In the invitation to the meeting, the President of the European Council, Charles Michel, condemned the violence against protesters. He wrote:

The people of Belarus have the right to decide on their future and freely elect their leader. Violence against protesters is unacceptable and cannot be allowed.

Background

The European Union is of the opinion that the presidential elections, held in the Republic of Belarus on 9 August, were neither free or fair. The High Representative of the EU, Josep Borrell, published a statement in this regard. Credible reports from domestic election observers show that the electoral process did not meet the international standards expected of an OSCE participating state.
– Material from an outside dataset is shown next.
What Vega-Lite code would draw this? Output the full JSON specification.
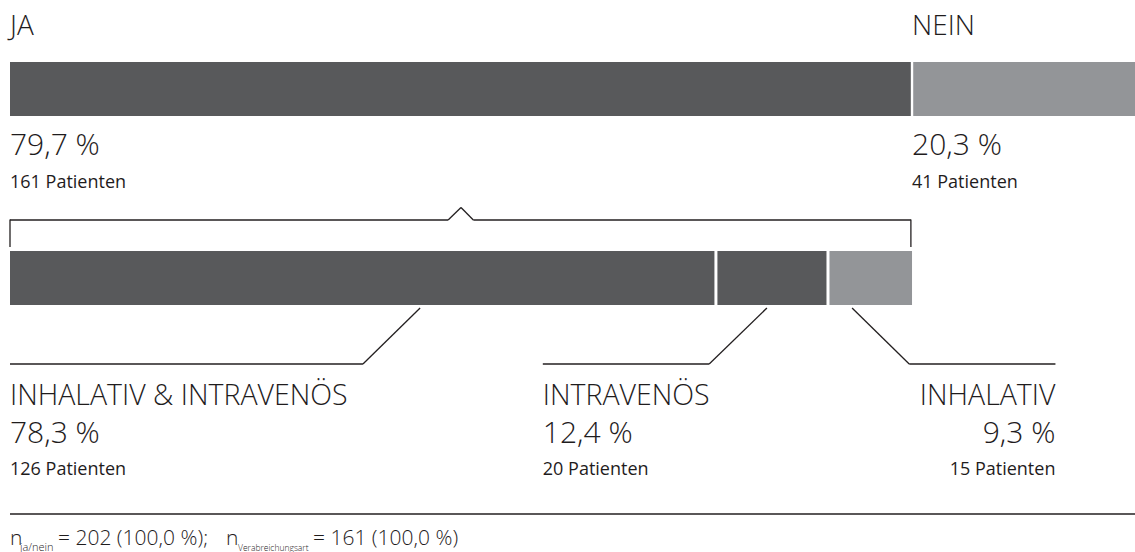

Hundreds of thousands of Belarusian citizens have taken to the streets to demonstrate peacefully for their democratic rights and to protest repressive countermeasures taken by the leadership in Minsk. Those countermeasures included disproportionate violence that has left at least two dead and countless others injured. Thousands of protesters were arrested.

On 14 August, EU foreign ministers confirmed that they did not accept the results of the election, as presented by the Belarus Central Election Commission. The foreign ministers were unanimous that those responsible for violence, repression and the manipulation of election results must be sanctioned.

The EU had already decided to take restrictive measures in 2006, including financial sanctions and travel prohibitions against President Lukashenko and other officials. In 2011, these were extended to include further persons and organisations. The sanctions were provisionally repealed in 2016 but, after the agreement to impose new sanctions, a further list is now being compiled of individuals involved in the manipulation of election results and the violence against demonstrators.

The ministers called on the Belarusian authorities to stop the violence against peaceful protesters and to release detainees. Belarusian political leadership must take part in a genuine and inclusive dialogue with all parts of Belarusian society, in order to prevent further violence. The EU supports the Belarusian people in their desire for democratic change.